> _DATASET CONTENT_:
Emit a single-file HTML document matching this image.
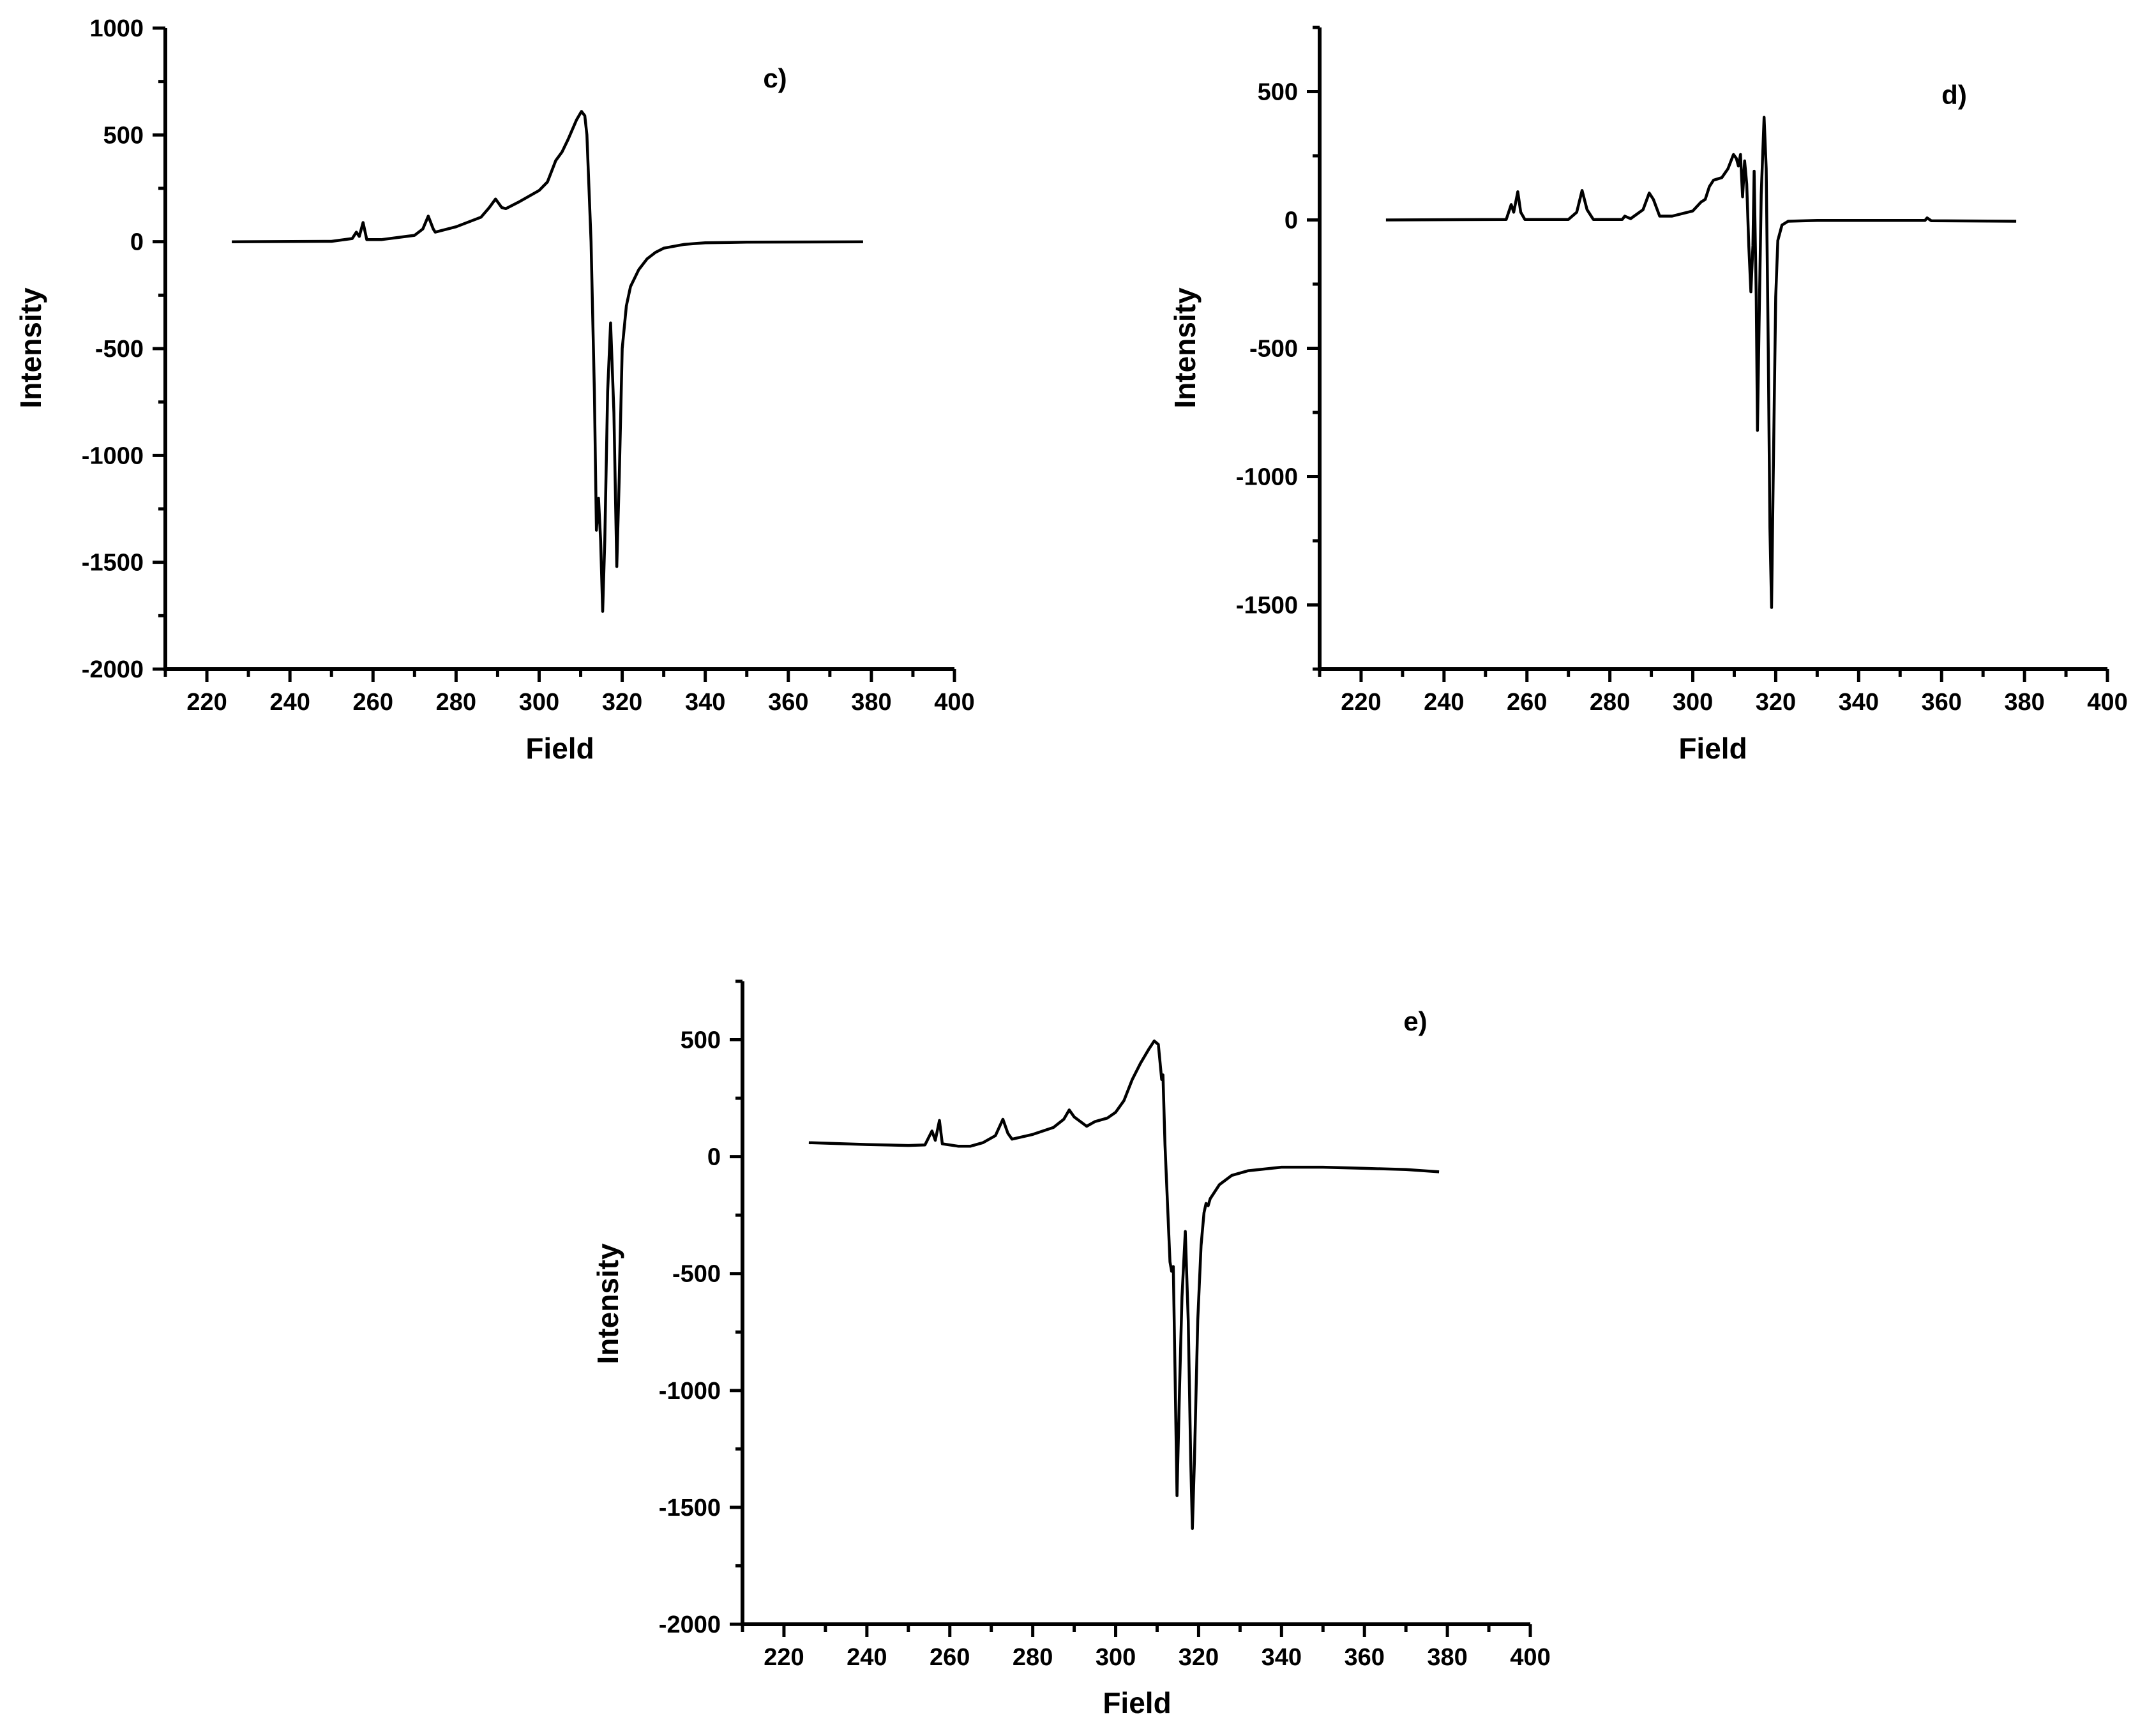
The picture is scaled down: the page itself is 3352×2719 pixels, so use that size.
<!DOCTYPE html>
<html><head><meta charset="utf-8"><style>
html,body{margin:0;padding:0;background:#fff;}
svg{display:block;}
text{font-family:"Liberation Sans",Arial,sans-serif;font-weight:bold;fill:#000;}
</style></head><body>
<svg id="chart" width="3352" height="2719" viewBox="0 0 3352 2719" xmlns="http://www.w3.org/2000/svg"></svg>
<script>
const fieldC = [226,250,255,256,256.7,257.6,258.5,262,270,272,273.3,274.5,275,280,286,288,289.5,291,292,295,300,302,304,305.5,307,309,310.2,311,311.5,312.5,313.3,313.8,314.3,314.8,315.3,315.8,316.5,317.2,318,318.7,319.3,320,321,322,324,326,328,330,335,340,350,378];
const intC = [0,2,15,45,25,90,10,10,30,60,120,60,45,70,115,160,200,160,155,185,240,280,380,420,480,570,610,590,500,0,-700,-1350,-1200,-1400,-1730,-1400,-700,-380,-800,-1520,-1100,-500,-300,-210,-130,-80,-50,-30,-12,-5,-2,0];
const fieldD = [226,255,256.2,256.8,257.8,258.5,259.5,270,272,273.3,274.5,276,283,283.6,285,288,289.5,290.5,292,295,300,302,303,304,305,307,308.5,309.8,310.5,311,311.5,312,312.5,313,313.5,314,314.5,314.8,315.3,315.6,316,316.5,317.2,317.7,318.2,318.6,319,319.4,320,320.5,321.5,323,330,356,356.5,357.5,378];
const intD = [0,2,60,30,110,30,2,2,30,115,40,2,2,15,5,40,105,80,15,15,35,70,80,130,155,165,200,255,240,210,255,90,230,140,-100,-280,-100,190,-300,-820,-400,100,400,200,-500,-1200,-1510,-1000,-300,-80,-20,-5,-2,-2,8,-3,-5];
const fieldE = [226,240,250,254,255.7,256.5,257.5,258.2,262,265,268,271,272.8,274,275,280,285,287.5,288.8,290,293,295,298,300,302,304,306,308,309.3,310.3,311.1,311.4,311.9,312.5,313.1,313.5,313.9,314.3,314.8,315.4,316,316.8,317.5,318.1,318.5,319,319.8,320.6,321.3,321.8,322.3,322.8,325,328,332,340,350,360,370,378];
const intE = [60,52,48,50,110,70,155,55,45,45,60,90,160,100,75,95,125,160,200,170,130,150,165,190,240,330,400,460,495,480,330,350,50,-200,-450,-490,-470,-900,-1450,-1000,-600,-320,-700,-1300,-1590,-1300,-700,-380,-240,-200,-210,-180,-120,-80,-60,-45,-45,-50,-55,-65];
const xTicks = [220,240,260,280,300,320,340,360,380,400];
const yTicksC = [1000,500,0,-500,-1000,-1500,-2000];
const yTicksD = [500,0,-500,-1000,-1500];
const yTicksE = [500,0,-500,-1000,-1500,-2000];

const NS="http://www.w3.org/2000/svg";
const svg=document.getElementById('chart');
function mk(tag,attrs,parent){const e=document.createElementNS(NS,tag);for(const k in attrs)e.setAttribute(k,attrs[k]);(parent||svg).appendChild(e);return e;}

const panels=[
 {id:'c',x0:259,x1:1495,yT:44,yB:1048,ymin:-2000,ymax:1000,yt:yTicksC,f:fieldC,v:intC,lab:'c)',lx:1214,ly:137,fx:877,fy:1188,ix:64,iy:545},
 {id:'d',x0:2067,x1:3301,yT:43,yB:1048,ymin:-1750,ymax:750,yt:yTicksD,f:fieldD,v:intD,lab:'d)',lx:3061,ly:163,fx:2683,fy:1188,ix:1872,iy:545},
 {id:'e',x0:1163,x1:2397,yT:1537,yB:2544,ymin:-2000,ymax:750,yt:yTicksE,f:fieldE,v:intE,lab:'e)',lx:2217,ly:1614,fx:1781,fy:2683,ix:968,iy:2042}
];
panels.forEach(p=>{
 const g=mk('g',{});
 
 
 const sx=v=>p.x0+(v-210)/(400-210)*(p.x1-p.x0);
 const sy=v=>p.yB-(v-p.ymin)/(p.ymax-p.ymin)*(p.yB-p.yT);
 const ax=mk('path',{d:`M${p.x0},${p.yT}V${p.yB}H${p.x1}`,fill:'none',stroke:'#000','stroke-width':6},g);
 
 
 for(let v=210;v<=400;v+=10){const X=sx(v);const maj=(v%20===0);
  mk('line',{x1:X,y1:p.yB,x2:X,y2:p.yB+(maj?20:12),stroke:'#000','stroke-width':5},g);}
 xTicks.forEach(v=>{const t=mk('text',{x:sx(v),y:p.yB+64,'text-anchor':'middle','font-size':38},g);t.textContent=v;
  
  });
 for(let v=p.ymin;v<=p.ymax;v+=250){const Y=sy(v);const maj=(v%500===0);
  mk('line',{x1:p.x0,y1:Y,x2:p.x0-(maj?20:11),y2:Y,stroke:'#000','stroke-width':5},g);}
 p.yt.forEach(v=>{const t=mk('text',{x:p.x0-34,y:sy(v)+13,'text-anchor':'end','font-size':38},g);t.textContent=v;
  
  });
 let d='';p.f.forEach((f,i)=>{d+=(i?'L':'M')+sx(f).toFixed(1)+','+sy(p.v[i]).toFixed(1);});
 const line=mk('path',{d:d,fill:'none',stroke:'#000','stroke-width':4.5,'stroke-linejoin':'round'},g);
 
 
 const lb=mk('text',{x:p.lx,y:p.ly,'text-anchor':'middle','font-size':42},g);lb.textContent=p.lab;
 
 
 const xt=mk('text',{x:p.fx,y:p.fy,'text-anchor':'middle','font-size':46},g);xt.textContent='Field';
 
 
 const yt=mk('text',{x:p.ix,y:p.iy,'text-anchor':'middle','font-size':46,transform:`rotate(-90 ${p.ix} ${p.iy})`},g);yt.textContent='Intensity';
 
 
});
</script>
</body></html>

> _REQUIREMENT_: Look through the data above. Find each line with the string "size" and copy it.

> _FINISHED ANSWER_:
The picture is scaled down: the page itself is 3352×2719 pixels, so use that size.
 xTicks.forEach(v=>{const t=mk('text',{x:sx(v),y:p.yB+64,'text-anchor':'middle','font-size':38},g);t.textContent=v;
 p.yt.forEach(v=>{const t=mk('text',{x:p.x0-34,y:sy(v)+13,'text-anchor':'end','font-size':38},g);t.textContent=v;
 const lb=mk('text',{x:p.lx,y:p.ly,'text-anchor':'middle','font-size':42},g);lb.textContent=p.lab;
 const xt=mk('text',{x:p.fx,y:p.fy,'text-anchor':'middle','font-size':46},g);xt.textContent='Field';
 const yt=mk('text',{x:p.ix,y:p.iy,'text-anchor':'middle','font-size':46,transform:`rotate(-90 ${p.ix} ${p.iy})`},g);yt.textContent='Intensity';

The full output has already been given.